Warming and cozy, Ginger Miso Soba Noodle Bowls with Wakame are so comforting and can be seasonally adapted by switching up the veggies. For example, use cabbage instead of bok choy. vegan + optionally gluten free
Cook the soba noodles according to package directions (about 5 minutes). Drain well, rinse with cold water and drizzle with sesame oil. Set aside to cool.
In a medium sauce pot or Dutch oven, and on medium heat, add the water, ginger, and garlic. Whisk in tamari, and sriracha and bring just to a steam. Scoop out about 1/2 cup of broth and add the miso paste to the cup, stirring throughly so it dissolves completely. Set aside. To the sauce pot, add the wakame, mushrooms and white parts of the bok choy. Warm through on medium low for 8-10 minutes. Remove from heat and pour the miso broth into the sauce pot.
To the broth, stir in the soba noodles. Ladle into bowls and top each serving with the leaves of the bok choy, carrots, peas, and onions, then garnish as desired.
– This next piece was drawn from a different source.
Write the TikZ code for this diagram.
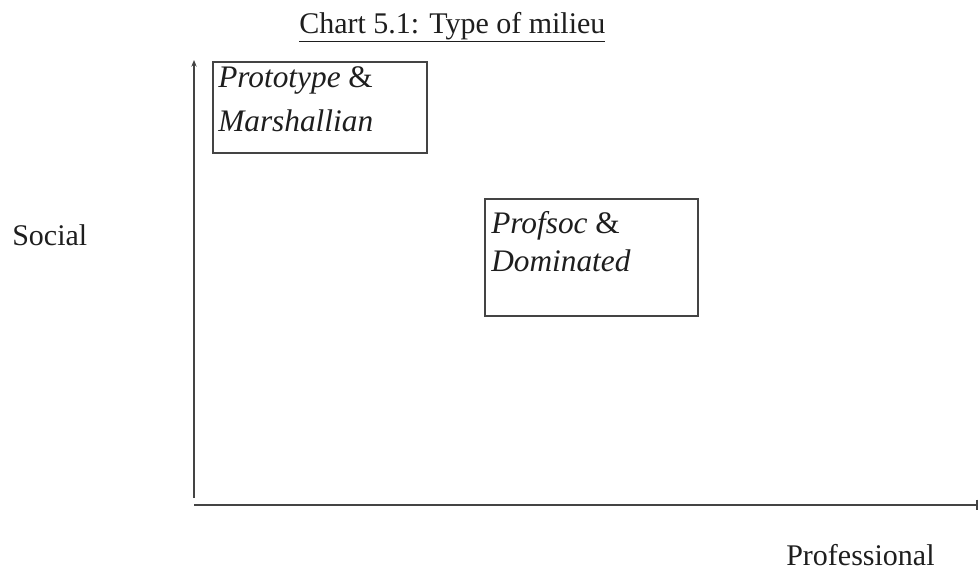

This recipe is best enjoyed fresh. I find the noodles to get a bit soggy if stored overnight in the broth. But it can be stored, broth and noodles in a lidded container, and toppings in a separate container for up to two days.
Notes
*Find white miso paste in the refrigerated section of the grocery store.**I have difficulty finding 100% Buckwheat Soba noodles. But if you can source them, this meal can be made gluten free.